Scalable QoS-Aware Multipath Routing in Hybrid Knowledge-Defined Networking With Multiagent Deep Reinforcement Learning
Yang Xiao, Ying Yang, Huihan Yu, Jun Liu
Abstract
Multipath routing remains a challenging issue in traffic engineering (TE) as existing solutions are incapable of handling the evolving network dynamics and stringent quality-of-service (QoS) requirements. To address it, multi-agent deep reinforcement learning (MADRL) is a promising technique that provides more elaborate multipath routing strategies. However, prevalent MADRL-based solutions still suffer inapplicability as they fail to ensure both scalability and QoS awareness.

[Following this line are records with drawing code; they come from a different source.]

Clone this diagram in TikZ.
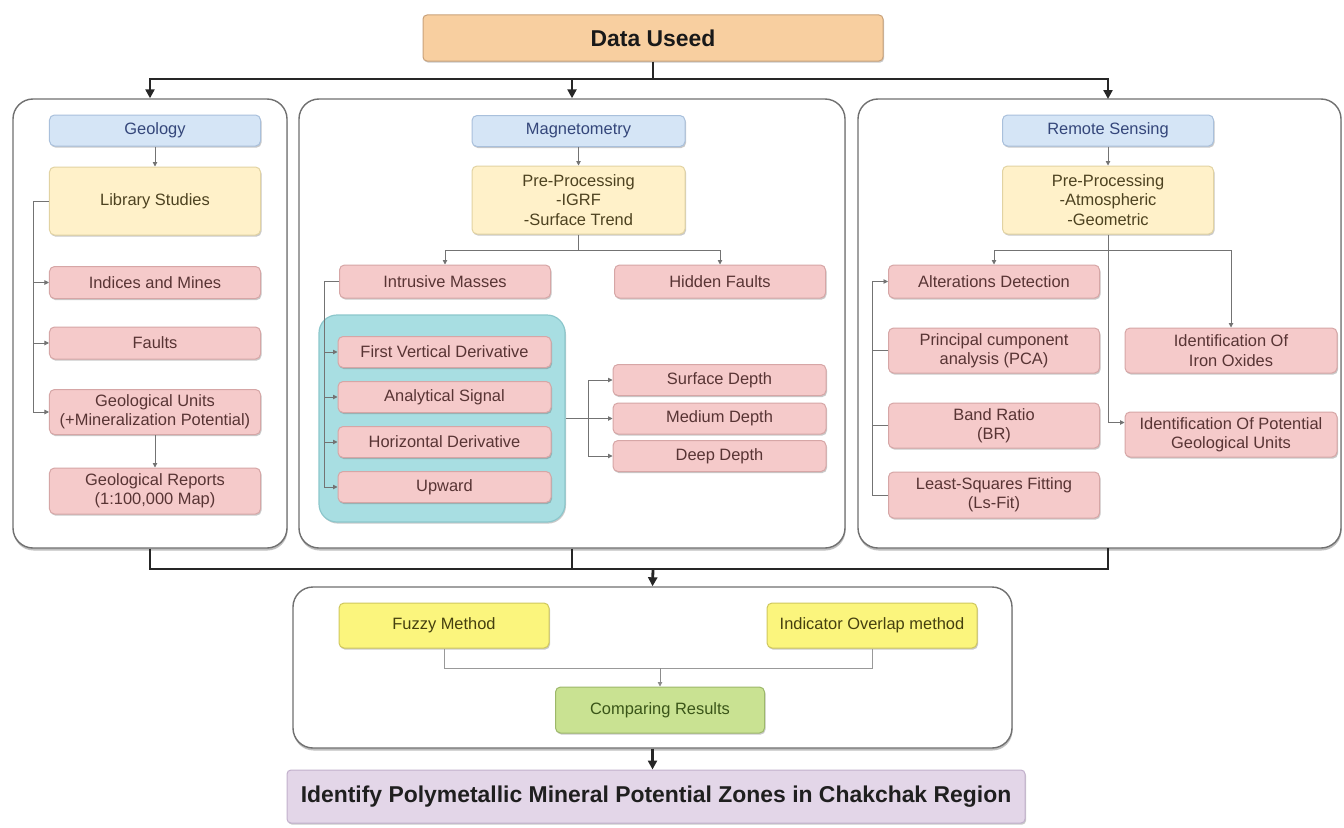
\documentclass[tikz,border=0pt]{standalone}
\usepackage{fontspec}
\setmainfont{Liberation Sans}
\usetikzlibrary{arrows.meta,shadows}
\definecolor{orF}{HTML}{F8CFA0}\definecolor{orD}{HTML}{C9A27A}
\definecolor{hdF}{HTML}{D5E5F6}\definecolor{hdD}{HTML}{A9C0DC}\definecolor{hdT}{HTML}{34467A}
\definecolor{ylF}{HTML}{FFF1C9}\definecolor{ylD}{HTML}{E2D3A2}\definecolor{ylT}{HTML}{4D4220}
\definecolor{pkF}{HTML}{F5CACA}\definecolor{pkD}{HTML}{D6A6A6}\definecolor{pkT}{HTML}{583434}
\definecolor{tlF}{HTML}{A8DEE2}\definecolor{tlD}{HTML}{8CC7CC}
\definecolor{byF}{HTML}{FBF57D}\definecolor{byD}{HTML}{CFC75E}\definecolor{byT}{HTML}{45400F}
\definecolor{grF}{HTML}{C9E292}\definecolor{grD}{HTML}{9DB86A}\definecolor{grT}{HTML}{3A5518}
\definecolor{lvF}{HTML}{E3D6E8}\definecolor{lvD}{HTML}{C2B0CC}
\definecolor{pnD}{HTML}{707070}
\begin{document}
\begin{tikzpicture}[x=1bp,y=-1bp,
  every node/.style={font=\fontsize{16.5}{19.5}\selectfont, align=center, inner sep=0pt},
  sh/.style={drop shadow={shadow xshift=1bp,shadow yshift=-1.6bp,opacity=0.35,fill=black!60}},
  bx/.style={rounded corners=5bp, line width=1bp, sh},
  hdr/.style={bx, fill=hdF, draw=hdD, text=hdT, minimum width=211bp, minimum height=31bp},
  ylb/.style={bx, fill=ylF, draw=ylD, text=ylT, minimum width=211bp, minimum height=68bp},
  pkb/.style={bx, fill=pkF, draw=pkD, text=pkT, minimum width=211bp, minimum height=32bp},
  pk2/.style={pkb, minimum height=45bp},
  byb/.style={bx, fill=byF, draw=byD, text=byT, minimum width=210bp, minimum height=45bp},
  panel/.style={rounded corners=20bp, fill=white, draw=pnD, line width=1.4bp,
     drop shadow={shadow xshift=0.5bp,shadow yshift=-2.5bp,opacity=0.45,fill=black!55}},
  big/.style={line width=2.8bp, draw=black!85},
  bigarr/.style={big, -{Triangle[length=9bp,width=9bp]}},
  thn/.style={line width=0.9bp, draw=black!55},
  tarr/.style={thn, -{Triangle[length=4.5bp,width=4.5bp]}}
]
\path[use as bounding box, fill=white] (0,0) rectangle (1344,827);

% panels
\node[panel, minimum width=274bp, minimum height=449bp] (geoP) at (150,323.5) {};
\node[panel, minimum width=546bp, minimum height=449bp] (magP) at (572,323.5) {};
\node[panel, minimum width=483bp, minimum height=449bp] (remP) at (1099.5,323.5) {};
\node[panel, minimum width=719bp, minimum height=161bp] (fuzP) at (652.5,667.5) {};
\node[rounded corners=18bp, fill=tlF, draw=tlD, line width=1.2bp, sh,
      minimum width=246bp, minimum height=207bp] (teal) at (442,418.5) {};

% top
\node[bx, rounded corners=4bp, fill=orF, draw=orD, minimum width=460bp, minimum height=46bp,
      font=\fontsize{23}{27}\selectfont\bfseries, text=black!90] (data) at (653,38) {Data Useed};

% geology
\node[hdr] (geoH) at (155,130.5) {Geology};
\node[ylb] (lib) at (155,201) {Library Studies};
\node[pkb] (ind) at (155,282.5) {Indices and Mines};
\node[pkb] (flt) at (155,343) {Faults};
\node[pk2] (unit) at (155,412) {Geological Units\\(+Mineralization Potential)};
\node[pk2, minimum height=46bp] (rep) at (155,491) {Geological Reports\\(1:100,000 Map)};

% magnetometry
\node[hdr, minimum width=213bp] (magH) at (578.5,131) {Magnetometry};
\node[ylb, minimum width=213bp] (mpre) at (578.5,200) {Pre-Processing\\-IGRF\\-Surface Trend};
\node[pkb, minimum height=33bp] (intr) at (445,281.5) {Intrusive Masses};
\node[pkb, minimum height=33bp] (hid) at (720,281.5) {Hidden Faults};
\node[pkb, minimum width=213bp, minimum height=31bp] (fvd) at (444.5,352) {First Vertical Derivative};
\node[pkb, minimum width=213bp, minimum height=31bp] (asig) at (444.5,397) {Analytical Signal};
\node[pkb, minimum width=213bp, minimum height=31bp] (hder) at (444.5,442) {Horizontal Derivative};
\node[pkb, minimum width=213bp, minimum height=31bp] (upw) at (444.5,487) {Upward};
\node[pkb, minimum width=213bp, minimum height=31bp] (surf) at (719.5,380) {Surface Depth};
\node[pkb, minimum width=213bp, minimum height=31bp] (med) at (719.5,418.5) {Medium Depth};
\node[pkb, minimum width=213bp, minimum height=31bp] (deep) at (719.5,456) {Deep Depth};

% remote sensing
\node[hdr] (remH) at (1108,130.5) {Remote Sensing};
\node[ylb] (rpre) at (1108,200) {Pre-Processing\\-Atmospheric\\-Geometric};
\node[pkb, minimum height=33bp] (ralt) at (994,281.5) {Alterations Detection};
\node[pk2] (rpca) at (994,350.5) {Principal cumponent\\analysis (PCA)};
\node[pk2] (rbr) at (994,425.5) {Band Ratio\\(BR)};
\node[pk2, minimum height=46bp] (rls) at (994,495) {Least-Squares Fitting\\(Ls-Fit)};
\node[pk2, minimum width=212bp] (riron) at (1231,350.5) {Identification Of\\Iron Oxides};
\node[pk2, minimum width=212bp] (rpot) at (1231,434.5) {Identification Of Potential\\Geological Units};

% bottom
\node[byb] (fuz) at (444,625.5) {Fuzzy Method};
\node[byb] (indo) at (872,625.5) {Indicator Overlap method};
\node[bx, fill=grF, draw=grD, text=grT, minimum width=209bp, minimum height=46bp] (comp) at (660,710) {Comparing Results};
\node[bx, rounded corners=4bp, fill=lvF, draw=lvD, minimum width=738bp, minimum height=53bp,
      font=\fontsize{23}{27}\selectfont\bfseries, text=black!88] (ident) at (656,796.5)
      {Identify Polymetallic Mineral Potential Zones in Chakchak Region};

% main bus connectors
\coordinate (busT) at (653,79);
\coordinate (remIn) at (1108,99);
\coordinate (remOut) at (1108,548);
\coordinate (busB) at (653,569);
\draw[big] (data.south) -- (busT);
\draw[bigarr] (busT) -| (geoP.north);
\draw[bigarr] (busT) -| (magP.north);
\draw[bigarr] (busT) -| (remIn);
\draw[big] (geoP.south) |- (busB);
\draw[big] (magP.south) |- (busB);
\draw[big] (remOut) |- (busB);
\draw[bigarr] (busB) -- (fuzP.north);
\draw[bigarr] (fuzP.south) -- (fuzP.south |- ident.north);

% geology connectors
\draw[tarr] (geoH.south) -- (lib.north);
\draw[thn] (lib.west) -- ++(-16,0) coordinate (gl);
\draw[tarr] (gl) |- (ind.west);
\draw[tarr] (gl) |- (flt.west);
\draw[tarr] (gl) |- (unit.west);
\draw[tarr] (unit.south) -- (rep.north);

% magnetometry connectors
\draw[tarr] (magH.south) -- (mpre.north);
\coordinate (mj) at (578.5,250);
\draw[thn] (mpre.south) -- (mj);
\draw[tarr] (mj) -| (intr.north);
\draw[tarr] (mj) -| (hid.north);
\draw[thn] (intr.west) -- ++(-15,0) coordinate (ml);
\draw[tarr] (ml) |- (fvd.west);
\draw[tarr] (ml) |- (asig.west);
\draw[tarr] (ml) |- (hder.west);
\draw[tarr] (ml) |- (upw.west);
\draw[thn] (teal.east) -- ++(23,0) coordinate (dj);
\draw[tarr] (dj) |- (surf.west);
\draw[tarr] (dj) -- (med.west);
\draw[tarr] (dj) |- (deep.west);

% remote connectors
\draw[tarr] (remH.south) -- (rpre.north);
\coordinate (rj) at (1108,250);
\draw[tarr] (rpre.south) |- ([yshift=12bp]rpot.west);
\draw[tarr] (rj) -| (ralt.north);
\draw[tarr] (rj) -| (riron.north);
\draw[thn] (rpca.west) -- ++(-16,0);
\draw[thn] (rbr.west) -- ++(-16,0);
\draw[tarr] (rls.west) -- ++(-16,0) |- (ralt.west);

% fuzzy connectors
\draw[thn, draw=black!40] (fuz.south) -- ++(0,20) -| (indo.south);
\coordinate (fj) at (660,668);
\draw[tarr, draw=black!45] (fj) -- (comp.north);
\end{tikzpicture}
\end{document}
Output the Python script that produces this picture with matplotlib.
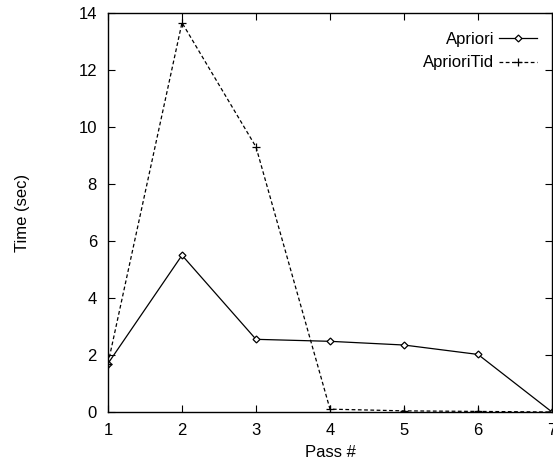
import matplotlib
matplotlib.use('Agg')
import matplotlib.pyplot as plt

# data
passes = [1, 2, 3, 4, 5, 6, 7]
apriori = [1.7, 5.5, 2.55, 2.48, 2.35, 2.02, 0.0]
apriori_tid = [1.7, 13.66, 9.3, 0.1, 0.04, 0.02, 0.0]
yticks = [0, 2, 4, 6, 8, 10, 12, 14]

plt.rcParams['font.family'] = ['Liberation Sans', 'DejaVu Sans']

fig = plt.figure(figsize=(5.53, 4.63), dpi=100)
ax = fig.add_axes([108 / 553, 51 / 463, 444 / 553, 399 / 463])

ax.plot(passes, apriori, color='black', lw=0.9, marker='D', ms=3.5,
        mfc='white', mec='black', mew=0.9, label='Apriori')
ax.plot(passes, apriori_tid, color='black', lw=0.9, ls=(0, (3, 2)),
        marker='+', ms=6, mew=0.9, label='AprioriTid')

ax.set_xlim(1, 7)
ax.set_ylim(0, 14)
ax.set_xticks(passes)
ax.set_yticks(yticks)
ax.tick_params(direction='in', top=True, right=True, length=5, width=0.8,
               labelsize=12, pad=8)
for s in ax.spines.values():
    s.set_linewidth(1.0)

ax.set_xlabel('Pass #', fontsize=12, labelpad=5)
ax.set_ylabel('Time (sec)', fontsize=12)
ax.yaxis.set_label_coords(-0.175, 0.5)

# legend: text left of the sample, top right corner
ax.legend(loc='upper right', bbox_to_anchor=(0.966, 0.952), markerfirst=False,
          frameon=False, fontsize=12, handlelength=2.3, borderaxespad=0,
          borderpad=0, labelspacing=0.5, handletextpad=0.25)

fig.savefig('out.png', dpi=100)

In this paper, we leverage the emerging hybrid knowledge-defined networking (KDN) architecture, and propose a collaborative MADRL-based multipath routing algorithm. Two novel mechanisms, i.e., parallel agent replication and periodic policy synchronization, are devised for agent design to ensure the practicality of the proposed method. In addition, an efficient communication mechanism is established to facilitate multi-agent collaboration by enabling scalable observation and reward exchange. Featuring a multi-agent twin-actor-critic (MA-TAC) learning structure and a proximal policy optimization (PPO) -based training process, the proposed algorithm consists of alternately scheduled execution and training phases for practical deployment. We compare the performance of our proposed method with those of several benchmark methods. Extensive simulation results demonstrate that the proposed method achieves significantly better scalability, QoS awareness, and stability than the benchmark methods under various environment settings.